### Task prompt
In the entries that follow, find the word "page" and report each line it is on.

### Input records

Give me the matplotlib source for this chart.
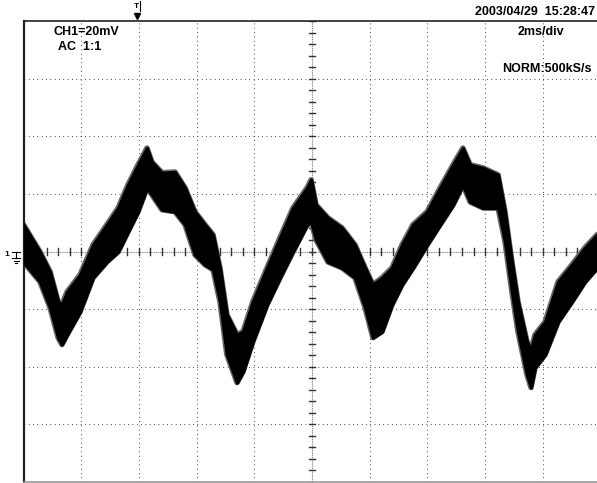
import numpy as np
import matplotlib.pyplot as plt
from matplotlib.lines import Line2D

# trace envelope (time in ms from left edge, voltage in mV)
t_ms = [0.0, 0.57, 0.92, 1.20, 1.33, 1.51, 1.96, 2.41, 2.89, 3.28, 3.62, 3.97,
        4.28, 4.45, 4.80, 5.25, 5.60, 5.94, 6.29, 6.57, 6.81, 7.05, 7.40, 7.61,
        7.95, 8.44, 8.89, 9.34, 9.83, 9.97, 10.14, 10.55, 11.04, 11.49, 11.84,
        12.11, 12.43, 12.77, 13.12, 13.50, 13.99, 14.44, 14.89, 15.23, 15.48,
        15.93, 16.45, 16.69, 16.93, 17.14, 17.45, 17.59, 17.73, 18.08, 18.53,
        19.01, 19.46, 19.88, 20.0]
v_top = [9.3, -0.1, -7.0, -17.4, -18.5, -14.0, -8.1, 2.3, 9.3, 15.1, 23.1, 30.1,
         35.9, 31.1, 27.3, 27.6, 22.1, 13.8, 9.3, 5.8, -5.7, -21.9, -28.9, -27.8,
         -17.4, -5.7, 4.8, 15.1, 22.1, 24.9, 16.2, 11.7, 8.2, 2.3, -5.7,
         -11.5, -9.1, -5.7, 2.3, 9.3, 13.8, 22.1, 30.1, 35.9, 30.1,
         29.0, 26.6, 13.8, -3.6, -17.4, -31.3, -34.1, -28.9, -24.4, -10.5,
         -4.6, 1.3, 5.8, 6.5]
v_bot = [-3.6, -10.5, -19.5, -29.9, -32.3, -28.9, -20.9, -9.1, -3.6, -0.1, 6.8, 13.8,
         22.1, 19.7, 14.5, 13.8, 9.3, -1.1, -4.6, -6.3, -17.4, -35.8, -45.5, -41.7,
         -31.3, -18.5, -9.1, -0.1, 9.3, 10.3, 4.1, -3.6, -5.7, -9.1, -19.5,
         -29.9, -27.8, -18.5, -11.5, -5.7, 2.3, 9.3, 16.2, 23.1, 17.2,
         15.1, 15.1, 3.4, -14.0, -27.8, -42.7, -47.2, -40.3, -35.8, -24.4,
         -17.4, -10.5, -5.7, -5.0]

W, H = 597, 483
fig = plt.figure(figsize=(W / 100, H / 100), dpi=100)
fig.patch.set_facecolor('white')

# plot area: 10 x 8 divisions, 2 ms/div and 20 mV/div
ax = fig.add_axes([23.5 / W, 1.0 / H, 577 / W, 461 / H])
ax.set_xlim(0, 20)
ax.set_ylim(-80, 80)
ax.set_xticks([])
ax.set_yticks([])
ax.spines['right'].set_visible(False)
ax.spines['left'].set_color('#222222')
ax.spines['left'].set_linewidth(1.6)
ax.spines['top'].set_color('#222222')
ax.spines['top'].set_linewidth(1.2)
ax.spines['bottom'].set_color('#999999')
ax.spines['bottom'].set_linewidth(1.2)

dots = (0, (0.72, 3.43))
for x in [2, 4, 6, 8, 12, 14, 16, 18]:
    ax.axvline(x, color='#222222', lw=0.75, linestyle=dots, zorder=1)
for y in [-60, -40, -20, 20, 40, 60]:
    ax.axhline(y, color='#222222', lw=0.75, linestyle=dots, zorder=1)

# centre axes with small ticks
ax.axvline(10, color='#888888', lw=0.8, linestyle=(0, (1.2, 0.8)), zorder=1)
ax.axhline(0, color='#888888', lw=0.8, linestyle=(0, (1.2, 0.8)), zorder=1)
for yy in np.arange(-80, 81, 4):
    ax.plot([9.88, 10.12], [yy, yy], color='#333333', lw=1.0, zorder=1)
for xx in np.arange(0, 20.01, 0.4):
    ax.plot([xx, xx], [-1.3, 1.3], color='#333333', lw=1.0, zorder=1)

# noisy trace drawn as a filled band with a soft grey fringe
ax.plot(t_ms, v_top, color='#666666', lw=4.0, zorder=2, solid_joinstyle='round')
ax.plot(t_ms, v_bot, color='#666666', lw=4.0, zorder=2, solid_joinstyle='round')
ax.fill_between(t_ms, v_bot, v_top, color='black', lw=2.4, edgecolor='black',
                zorder=3)

def fx(px):
    return px / W


def fy(py):
    return 1 - py / H


font = dict(family='Liberation Sans', fontsize=9, fontweight='bold',
            color='black', va='center')
fig.text(fx(595), fy(12), '2003/04/29  15:28:47', ha='right', **font)
fig.text(fx(53), fy(32), 'CH1=20mV', ha='left', **font)
fig.text(fx(58), fy(47), 'AC  1:1', ha='left', **font)
fig.text(fx(564), fy(32), '2ms/div', ha='right', **font)
fig.text(fx(592), fy(69), 'NORM:500kS/s', ha='right', **font)

# trigger marker
fig.text(fx(136), fy(6), 'T', ha='center', va='center', fontsize=6,
         family='Liberation Sans', fontweight='bold')
fig.add_artist(Line2D([fx(140), fx(140)], [fy(1), fy(11)], color='black', lw=0.8))
fig.add_artist(Line2D([fx(136.5)], [fy(16)], marker='v', color='black',
                      markersize=5, linestyle='none'))

# ground marker for channel 1
fig.text(fx(7), fy(255), '1', ha='center', va='center', fontsize=6,
         family='Liberation Sans', fontweight='bold')
fig.add_artist(Line2D([fx(12), fx(20)], [fy(252), fy(252)], color='black', lw=0.8))
fig.add_artist(Line2D([fx(16), fx(16)], [fy(252), fy(258)], color='black', lw=0.8))
fig.add_artist(Line2D([fx(12), fx(20)], [fy(258), fy(258)], color='black', lw=0.8))
fig.add_artist(Line2D([fx(13.5), fx(18.5)], [fy(260.5), fy(260.5)], color='black', lw=0.8))
fig.add_artist(Line2D([fx(15), fx(17)], [fy(263), fy(263)], color='black', lw=0.8))

fig.savefig('out.png', dpi=100)
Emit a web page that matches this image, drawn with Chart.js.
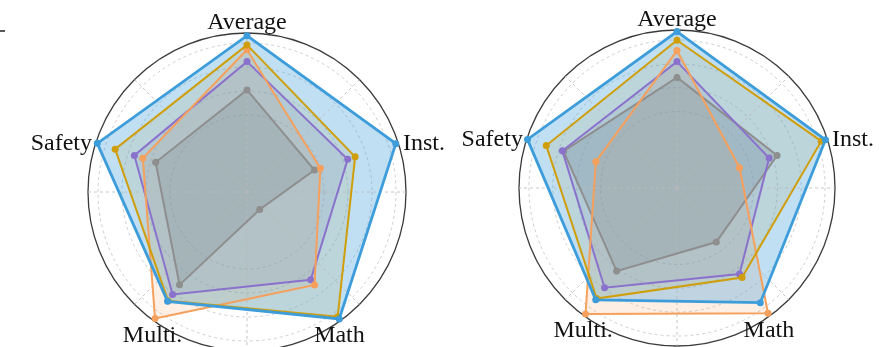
<!DOCTYPE html>
<html>
<head>
<meta charset="utf-8">
<script src="https://cdn.jsdelivr.net/npm/chart.js@4/dist/chart.umd.min.js"></script>
<style>
  html, body { margin: 0; padding: 0; background: #fff; overflow: hidden; width: 879px; height: 347px; }
  canvas { position: absolute; left: 0; top: 0; }
</style>
</head>
<body>
<canvas id="radarLeft" width="879" height="360"></canvas>
<canvas id="radarRight" width="879" height="360"></canvas>
<script>
// Axes of both radar panels, clockwise from the top
const categories = ['Average', 'Inst.', 'Math', 'Multi.', 'Safety'];
const seriesNames = ['Model A', 'Model B', 'Model C', 'Model D', 'Model E'];

// Normalised scores (1 = outer ring), left panel
const leftA = [0.983, 0.984, 0.987, 0.850, 0.990];
const leftB = [0.925, 0.715, 0.970, 0.845, 0.872];
const leftC = [0.895, 0.485, 0.723, 0.984, 0.689];
const leftD = [0.820, 0.666, 0.682, 0.796, 0.745];
const leftE = [0.642, 0.446, 0.136, 0.722, 0.604];

// Normalised scores, right panel
const rightA = [0.990, 0.988, 0.897, 0.875, 0.995];
const rightB = [0.935, 0.960, 0.700, 0.865, 0.870];
const rightC = [0.870, 0.416, 0.980, 0.985, 0.540];
const rightD = [0.800, 0.613, 0.673, 0.780, 0.763];
const rightE = [0.700, 0.666, 0.423, 0.650, 0.755];

// Radial grid rings (dashed) and the outer limit (solid)
const ringLevels = [0.484, 0.635, 0.786, 0.937];
const scaleMax = 1.0;

const palette = [
  { line: '#3d9ddb', fill: 'rgba(61,157,219,0.32)', width: 2.8 },
  { line: '#cf9e0a', fill: 'rgba(207,158,10,0.14)', width: 2 },
  { line: '#f5a05c', fill: 'rgba(245,160,92,0.17)', width: 2 },
  { line: '#8a72cc', fill: 'rgba(138,114,204,0.15)', width: 2 },
  { line: '#8e8e8e', fill: 'rgba(142,142,142,0.30)', width: 2 }
];

// Placement of the axis titles around each panel
const labelLayout = [
  { align: 'center', base: 'alphabetic', gap: 4.5, dx: 0, dy: 0 },
  { align: 'left', base: 'middle', gap: 5, dx: 0, dy: 2 },
  { align: 'center', base: 'alphabetic', gap: 0, dx: -1, dy: 21 },
  { align: 'center', base: 'alphabetic', gap: 0, dx: -1, dy: 21 },
  { align: 'right', base: 'middle', gap: 4, dx: 0, dy: 2 }
];

// Polar spokes every 45 degrees, dashed
const spokesPlugin = {
  id: 'spokes',
  beforeDatasetsDraw(chart) {
    const s = chart.scales.r;
    const ctx = chart.ctx;
    ctx.save();
    ctx.setLineDash([3, 3]);
    ctx.strokeStyle = '#b8b8b8';
    ctx.lineWidth = 0.8;
    for (let k = 0; k < 8; k++) {
      const a = k * Math.PI / 4;
      ctx.beginPath();
      ctx.moveTo(s.xCenter, s.yCenter);
      ctx.lineTo(s.xCenter + s.drawingArea * Math.cos(a), s.yCenter + s.drawingArea * Math.sin(a));
      ctx.stroke();
    }
    ctx.restore();
  }
};

// Axis titles in a serif face
const titlesPlugin = {
  id: 'axisTitles',
  afterDraw(chart) {
    const s = chart.scales.r;
    const ctx = chart.ctx;
    ctx.save();
    ctx.font = '24px "Liberation Serif", "DejaVu Serif", serif';
    ctx.fillStyle = '#111';
    categories.forEach((name, i) => {
      const L = labelLayout[i];
      const p = s.getPointPosition(i, s.drawingArea + L.gap);
      ctx.textAlign = L.align;
      ctx.textBaseline = L.base;
      ctx.fillText(name, p.x + L.dx, p.y + L.dy);
    });
    ctx.restore();
  }
};

// Small leftover tick mark at the upper-left corner
const cornerTick = {
  id: 'cornerTick',
  afterDraw(chart) {
    const ctx = chart.ctx;
    ctx.save();
    ctx.strokeStyle = '#222';
    ctx.lineWidth = 1.5;
    ctx.beginPath();
    ctx.moveTo(0, 31);
    ctx.lineTo(5, 31);
    ctx.stroke();
    ctx.restore();
  }
};

function makeDatasets(series) {
  return series.map((values, i) => ({
    label: seriesNames[i],
    data: values,
    borderColor: palette[i].line,
    backgroundColor: palette[i].fill,
    borderWidth: palette[i].width,
    pointRadius: 3.5,
    pointBackgroundColor: palette[i].line,
    pointBorderWidth: 0,
    pointHoverRadius: 3.5,
    fill: true,
    tension: 0
  }));
}

function makeRadar(canvasId, series, padding, extraPlugins) {
  return new Chart(document.getElementById(canvasId), {
    type: 'radar',
    data: { labels: categories, datasets: makeDatasets(series) },
    options: {
      responsive: false,
      animation: false,
      layout: { padding },
      plugins: {
        legend: { display: false },
        tooltip: { enabled: false },
        // all translucent areas first, outlines on top
        filler: { drawTime: 'beforeDatasetsDraw' }
      },
      scales: {
        r: {
          min: 0,
          max: scaleMax,
          afterBuildTicks(scale) {
            scale.ticks = [0, ...ringLevels, scaleMax].map(v => ({ value: v }));
          },
          ticks: { display: false },
          pointLabels: { display: false },
          angleLines: { display: false },
          grid: {
            circular: true,
            color: c => (c.tick && c.tick.value >= scaleMax ? '#3a3a3a' : '#c2c2c2'),
            lineWidth: c => (c.tick && c.tick.value >= scaleMax ? 1.3 : 0.8)
          },
          border: {
            dash: c => (c.tick && c.tick.value >= scaleMax ? [] : [3, 3])
          }
        }
      }
    },
    plugins: [spokesPlugin, titlesPlugin, ...extraPlugins]
  });
}

makeRadar('radarLeft', [leftA, leftB, leftC, leftD, leftE],
  { left: 88, right: 473, top: 33, bottom: 9 }, [cornerTick]);
makeRadar('radarRight', [rightA, rightB, rightC, rightD, rightE],
  { left: 519, right: 44, top: 30, bottom: 14 }, []);
</script>
</body>
</html>
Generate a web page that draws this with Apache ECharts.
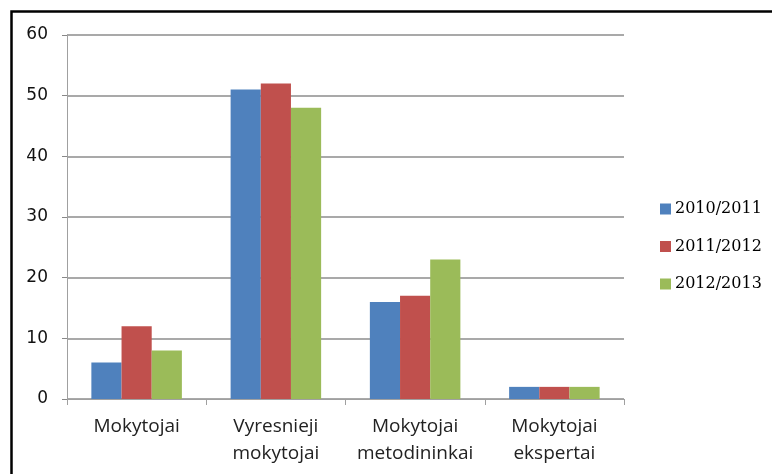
<!DOCTYPE html>
<html>
<head>
<meta charset="utf-8">
<script src="https://cdn.jsdelivr.net/npm/echarts@6/dist/echarts.min.js"></script>
<style>
html,body{margin:0;padding:0;background:#fff;}
#chart{width:772px;height:474px;}
</style>
</head>
<body>
<div id="chart"></div>
<script>
const categories = ['Mokytojai', 'Vyresnieji\nmokytojai', 'Mokytojai\nmetodininkai', 'Mokytojai\nekspertai'];
const seriesNames = ['2010/2011', '2011/2012', '2012/2013'];
const values2010 = [6, 51, 16, 2];
const values2011 = [12, 52, 17, 2];
const values2012 = [8, 48, 23, 2];
const yTicks = [0, 10, 20, 30, 40, 50, 60];

const colors = ['#4f81bd', '#c0504d', '#9bbb59'];
const chart = echarts.init(document.getElementById('chart'));
const allValues = [values2010, values2011, values2012];

chart.setOption({
  animation: false,
  grid: { left: 67, right: 148, top: 35, bottom: 75, containLabel: false },
  legend: {
    orient: 'vertical',
    left: 655,
    top: 196,
    itemWidth: 11,
    itemHeight: 11,
    itemGap: 21.5,
    icon: 'rect',
    textStyle: { fontFamily: 'DejaVu Serif', fontSize: 16, color: '#000', padding: [0, 0, 0, -1] },
    data: seriesNames
  },
  xAxis: {
    type: 'category',
    data: categories,
    axisLine: { lineStyle: { color: '#a0a0a0', width: 1 } },
    axisTick: { show: true, length: 6, lineStyle: { color: '#a0a0a0' } },
    axisLabel: { interval: 0, hideOverlap: false, fontFamily: 'Open Sans', fontSize: 19, color: '#222', margin: 14, lineHeight: 27 }
  },
  yAxis: {
    type: 'value',
    min: 0,
    max: 60,
    interval: 10,
    axisLine: { show: true, lineStyle: { color: '#a0a0a0' } },
    axisTick: { show: true, length: 5, lineStyle: { color: '#888' } },
    splitLine: { lineStyle: { color: '#8c8c8c', width: 1.5 } },
    axisLabel: {
      fontFamily: 'DejaVu Sans', fontSize: 17, color: '#111', margin: 19,
      formatter: v => yTicks.includes(v) ? String(v) : ''
    }
  },
  series: seriesNames.map((name, i) => ({
    name: name,
    type: 'bar',
    data: allValues[i],
    barGap: '0%',
    barCategoryGap: '35%',
    itemStyle: { color: colors[i] }
  })),
  graphic: [{
    type: 'rect',
    shape: { x: 11.5, y: 11.5, width: 800, height: 500 },
    style: { fill: 'none', stroke: '#000', lineWidth: 2.5 },
    silent: true
  }]
});
</script>
</body>
</html>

### Full output
Emit a web page that matches this image, drawn with Chart.js.
Generate a web page that draws this with Apache ECharts.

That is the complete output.